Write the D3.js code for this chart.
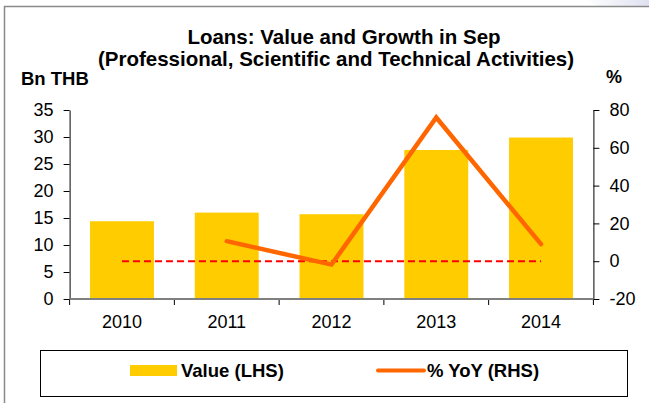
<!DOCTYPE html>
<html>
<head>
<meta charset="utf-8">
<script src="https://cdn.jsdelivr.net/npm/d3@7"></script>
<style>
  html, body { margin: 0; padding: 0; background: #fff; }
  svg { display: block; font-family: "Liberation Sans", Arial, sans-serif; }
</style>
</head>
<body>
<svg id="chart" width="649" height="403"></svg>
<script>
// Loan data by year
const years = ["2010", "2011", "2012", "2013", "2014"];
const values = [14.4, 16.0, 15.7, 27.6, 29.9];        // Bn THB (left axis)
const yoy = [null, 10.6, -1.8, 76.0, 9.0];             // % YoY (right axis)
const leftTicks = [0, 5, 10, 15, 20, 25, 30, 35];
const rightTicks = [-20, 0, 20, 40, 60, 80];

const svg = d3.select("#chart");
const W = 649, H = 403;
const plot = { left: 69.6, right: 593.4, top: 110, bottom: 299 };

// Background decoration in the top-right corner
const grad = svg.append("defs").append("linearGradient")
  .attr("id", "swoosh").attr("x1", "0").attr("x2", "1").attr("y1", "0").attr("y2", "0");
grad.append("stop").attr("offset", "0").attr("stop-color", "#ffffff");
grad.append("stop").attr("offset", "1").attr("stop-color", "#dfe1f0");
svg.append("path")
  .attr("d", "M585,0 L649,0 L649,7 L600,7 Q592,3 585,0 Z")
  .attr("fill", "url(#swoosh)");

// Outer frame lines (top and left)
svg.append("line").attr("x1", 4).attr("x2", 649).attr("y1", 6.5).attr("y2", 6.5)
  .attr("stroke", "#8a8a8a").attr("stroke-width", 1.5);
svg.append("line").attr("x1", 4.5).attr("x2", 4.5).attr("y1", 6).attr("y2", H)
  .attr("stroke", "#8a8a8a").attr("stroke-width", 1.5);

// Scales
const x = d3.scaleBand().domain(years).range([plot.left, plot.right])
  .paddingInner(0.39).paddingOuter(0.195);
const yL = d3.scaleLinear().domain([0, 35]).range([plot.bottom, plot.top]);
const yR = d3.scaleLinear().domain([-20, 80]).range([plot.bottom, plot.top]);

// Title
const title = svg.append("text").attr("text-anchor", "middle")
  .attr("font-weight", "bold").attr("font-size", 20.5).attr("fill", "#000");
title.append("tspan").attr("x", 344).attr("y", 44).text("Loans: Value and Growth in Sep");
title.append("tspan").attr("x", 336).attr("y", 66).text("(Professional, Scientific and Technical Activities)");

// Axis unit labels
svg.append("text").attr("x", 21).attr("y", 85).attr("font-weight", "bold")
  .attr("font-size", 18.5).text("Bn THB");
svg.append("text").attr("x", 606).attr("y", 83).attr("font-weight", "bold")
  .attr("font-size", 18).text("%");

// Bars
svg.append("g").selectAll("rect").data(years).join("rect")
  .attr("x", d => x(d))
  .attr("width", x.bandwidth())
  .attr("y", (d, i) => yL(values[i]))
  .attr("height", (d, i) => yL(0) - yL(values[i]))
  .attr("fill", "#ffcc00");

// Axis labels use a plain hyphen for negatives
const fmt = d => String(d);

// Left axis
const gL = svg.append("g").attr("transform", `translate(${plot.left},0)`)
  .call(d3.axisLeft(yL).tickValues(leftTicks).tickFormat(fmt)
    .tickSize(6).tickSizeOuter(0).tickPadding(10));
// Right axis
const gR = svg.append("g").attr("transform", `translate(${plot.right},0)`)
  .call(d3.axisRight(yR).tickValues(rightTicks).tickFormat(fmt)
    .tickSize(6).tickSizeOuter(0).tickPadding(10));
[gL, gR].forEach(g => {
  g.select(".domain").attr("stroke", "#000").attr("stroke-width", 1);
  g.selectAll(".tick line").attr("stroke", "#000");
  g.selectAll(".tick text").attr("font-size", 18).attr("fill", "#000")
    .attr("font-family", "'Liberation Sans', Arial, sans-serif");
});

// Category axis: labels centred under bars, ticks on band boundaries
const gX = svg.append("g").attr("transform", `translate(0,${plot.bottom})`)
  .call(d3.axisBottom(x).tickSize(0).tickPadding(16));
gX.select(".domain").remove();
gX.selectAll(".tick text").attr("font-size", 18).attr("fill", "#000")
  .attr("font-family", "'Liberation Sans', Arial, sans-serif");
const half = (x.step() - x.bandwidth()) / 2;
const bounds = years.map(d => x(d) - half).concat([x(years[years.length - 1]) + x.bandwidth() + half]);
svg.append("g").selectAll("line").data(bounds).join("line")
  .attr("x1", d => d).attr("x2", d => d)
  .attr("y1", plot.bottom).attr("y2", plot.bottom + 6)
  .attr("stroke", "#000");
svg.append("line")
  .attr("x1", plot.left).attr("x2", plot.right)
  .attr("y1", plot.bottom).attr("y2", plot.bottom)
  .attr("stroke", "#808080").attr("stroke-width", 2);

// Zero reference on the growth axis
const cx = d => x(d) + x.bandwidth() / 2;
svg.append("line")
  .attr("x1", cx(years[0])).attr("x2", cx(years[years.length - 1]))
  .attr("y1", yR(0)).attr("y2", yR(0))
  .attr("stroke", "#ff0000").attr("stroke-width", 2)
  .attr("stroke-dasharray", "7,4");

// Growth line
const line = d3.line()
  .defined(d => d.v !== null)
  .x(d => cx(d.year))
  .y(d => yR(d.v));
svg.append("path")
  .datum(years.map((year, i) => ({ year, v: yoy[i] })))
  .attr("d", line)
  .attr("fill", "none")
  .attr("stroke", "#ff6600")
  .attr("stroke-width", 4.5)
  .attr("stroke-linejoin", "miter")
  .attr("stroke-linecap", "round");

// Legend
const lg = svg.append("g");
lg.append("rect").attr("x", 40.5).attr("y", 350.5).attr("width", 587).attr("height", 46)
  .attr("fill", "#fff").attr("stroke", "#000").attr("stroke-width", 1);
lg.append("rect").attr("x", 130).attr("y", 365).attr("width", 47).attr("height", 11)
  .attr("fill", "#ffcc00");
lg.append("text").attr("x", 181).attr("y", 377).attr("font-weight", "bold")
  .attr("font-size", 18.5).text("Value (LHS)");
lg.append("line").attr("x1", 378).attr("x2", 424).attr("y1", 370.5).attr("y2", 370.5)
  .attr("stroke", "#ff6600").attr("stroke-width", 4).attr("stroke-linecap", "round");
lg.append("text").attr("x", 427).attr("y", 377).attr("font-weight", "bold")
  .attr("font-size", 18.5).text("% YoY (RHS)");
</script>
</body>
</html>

══════════════════════════════

TASK INSTRUCTIONS >> Write out an exact copy of the listing, first line through the line containing "110, bottom: 299", with the pictures left out.

RESPONSE TO THIS TASK >>
Write the D3.js code for this chart.
<!DOCTYPE html>
<html>
<head>
<meta charset="utf-8">
<script src="https://cdn.jsdelivr.net/npm/d3@7"></script>
<style>
  html, body { margin: 0; padding: 0; background: #fff; }
  svg { display: block; font-family: "Liberation Sans", Arial, sans-serif; }
</style>
</head>
<body>
<svg id="chart" width="649" height="403"></svg>
<script>
// Loan data by year
const years = ["2010", "2011", "2012", "2013", "2014"];
const values = [14.4, 16.0, 15.7, 27.6, 29.9];        // Bn THB (left axis)
const yoy = [null, 10.6, -1.8, 76.0, 9.0];             // % YoY (right axis)
const leftTicks = [0, 5, 10, 15, 20, 25, 30, 35];
const rightTicks = [-20, 0, 20, 40, 60, 80];

const svg = d3.select("#chart");
const W = 649, H = 403;
const plot = { left: 69.6, right: 593.4, top: 110, bottom: 299 };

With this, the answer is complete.